--- start of Material provided ---

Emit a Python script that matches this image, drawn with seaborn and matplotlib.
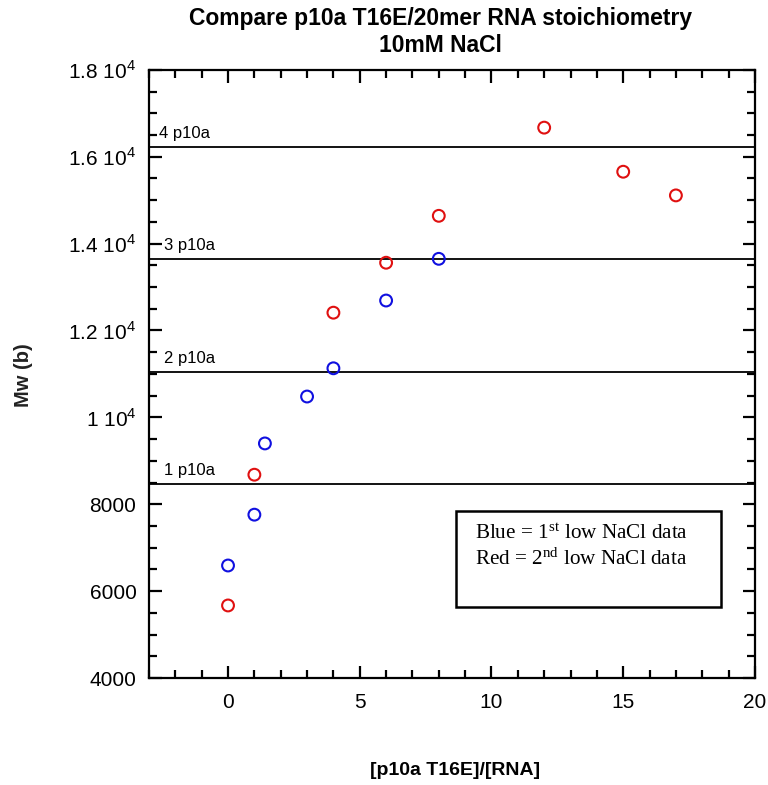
import matplotlib
matplotlib.use("Agg")
import matplotlib.pyplot as plt
import seaborn as sns
import numpy as np
import pandas as pd
from matplotlib.ticker import MultipleLocator, FixedLocator, FixedFormatter
from matplotlib.patches import Rectangle

# ---- data ----
blue_x = [0, 1, 1.4, 3, 4, 6, 8]
blue_y = [6590, 7760, 9400, 10480, 11130, 12690, 13650]
red_x = [0, 1, 4, 6, 8, 12, 15, 17]
red_y = [5670, 8680, 12410, 13560, 14640, 16670, 15655, 15110]
ref_levels = [8465, 11050, 13635, 16215]
ref_labels = ["1 p10a", "2 p10a", "3 p10a", "4 p10a"]
ytick_vals = [4000, 6000, 8000, 10000, 12000, 14000, 16000, 18000]
ytick_labels = ["4000", "6000", "8000", r"1 10$^4$", r"1.2 10$^4$", r"1.4 10$^4$", r"1.6 10$^4$", r"1.8 10$^4$"]
xtick_vals = [0, 5, 10, 15, 20]

sns.set_theme(style="white")
plt.rcParams['font.family'] = ['Liberation Sans', 'DejaVu Sans']
plt.rcParams['mathtext.fontset'] = 'custom'
plt.rcParams['mathtext.rm'] = 'Liberation Sans'
plt.rcParams['text.color'] = 'black'
plt.rcParams['axes.labelcolor'] = 'black'

fig = plt.figure(figsize=(7.68, 7.85), dpi=100)
ax = fig.add_axes([0.194, 0.1363, 0.789, 0.7747])

for lvl in ref_levels:
    ax.axhline(lvl, color='black', lw=1.3, zorder=1)
label_x = [-2.42, -2.42, -2.42, -2.63]
for lx, lvl, lab in zip(label_x, ref_levels, ref_labels):
    ax.text(lx, lvl + 140, lab, fontsize=12, ha='left', va='bottom', color='black')

bdf = pd.DataFrame({"x": blue_x, "y": blue_y})
rdf = pd.DataFrame({"x": red_x, "y": red_y})
sns.scatterplot(data=rdf, x="x", y="y", ax=ax, marker='o', s=72,
                facecolors='none', edgecolors='#e01010', linewidth=1.5, zorder=3)
sns.scatterplot(data=bdf, x="x", y="y", ax=ax, marker='o', s=72,
                facecolors='none', edgecolors='#1010e0', linewidth=1.5, zorder=3)

ax.set_xlim(-3, 20)
ax.set_ylim(4000, 18000)
ax.xaxis.set_major_locator(FixedLocator(xtick_vals))
ax.xaxis.set_minor_locator(MultipleLocator(1))
ax.yaxis.set_major_locator(FixedLocator(ytick_vals))
ax.yaxis.set_major_formatter(FixedFormatter(ytick_labels))
ax.yaxis.set_minor_locator(MultipleLocator(500))

ax.tick_params(which='both', direction='in', top=True, right=True, bottom=True, left=True,
               color='black', width=1.6)
ax.tick_params(which='major', length=9, labelsize=15, pad=9, labelcolor='black')
ax.tick_params(which='minor', length=5.5)
ax.tick_params(axis='x', which='major', pad=11)
ax.tick_params(axis='y', labelright=False, labeltop=False)

for sp in ax.spines.values():
    sp.set_visible(True)
    sp.set_color('black')
    sp.set_linewidth(1.6)

ax.set_xlabel("")
ax.set_ylabel("")
fig.text(0.593, 0.019, "[p10a T16E]/[RNA]", ha='center', va='center', fontsize=14, fontweight='bold')
fig.text(0.03, 0.522, "Mw (b)", ha='center', va='center', rotation=90, fontsize=14.5, fontweight='bold', color='#222222')
fig.text(0.573, 0.976, "Compare p10a T16E/20mer RNA stoichiometry", ha='center', va='center',
         fontsize=16.5, fontweight='bold')
fig.text(0.573, 0.942, "10mM NaCl", ha='center', va='center', fontsize=16.5, fontweight='bold')

# annotation box
box = Rectangle((456 / 768, 1 - 606.5 / 785), (721 - 456) / 768, (606.5 - 510.5) / 785,
                transform=fig.transFigure, fill=False, edgecolor='black', lw=1.8, zorder=5)
fig.patches.append(box)
serif = ['Liberation Serif', 'DejaVu Serif']
fig.text(475 / 768, 1 - 534 / 785, r"Blue = 1$^{\mathregular{st}}$ low NaCl data", family=serif,
         fontsize=15.2, ha='left', va='center', math_fontfamily='stix')
fig.text(475 / 768, 1 - 559 / 785, r"Red = 2$^{\mathregular{nd}}$ low NaCl data", family=serif,
         fontsize=15.2, ha='left', va='center', math_fontfamily='stix')

fig.savefig("out.png", dpi=100)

--- end of Material provided ---

• Exercise objective: Write down every line from the opening of the listing to the line with "from matplotlib.patches import Rectangle", both included, and nothing else; the pictures are omitted.

• Output below:
Emit a Python script that matches this image, drawn with seaborn and matplotlib.
import matplotlib
matplotlib.use("Agg")
import matplotlib.pyplot as plt
import seaborn as sns
import numpy as np
import pandas as pd
from matplotlib.ticker import MultipleLocator, FixedLocator, FixedFormatter
from matplotlib.patches import Rectangle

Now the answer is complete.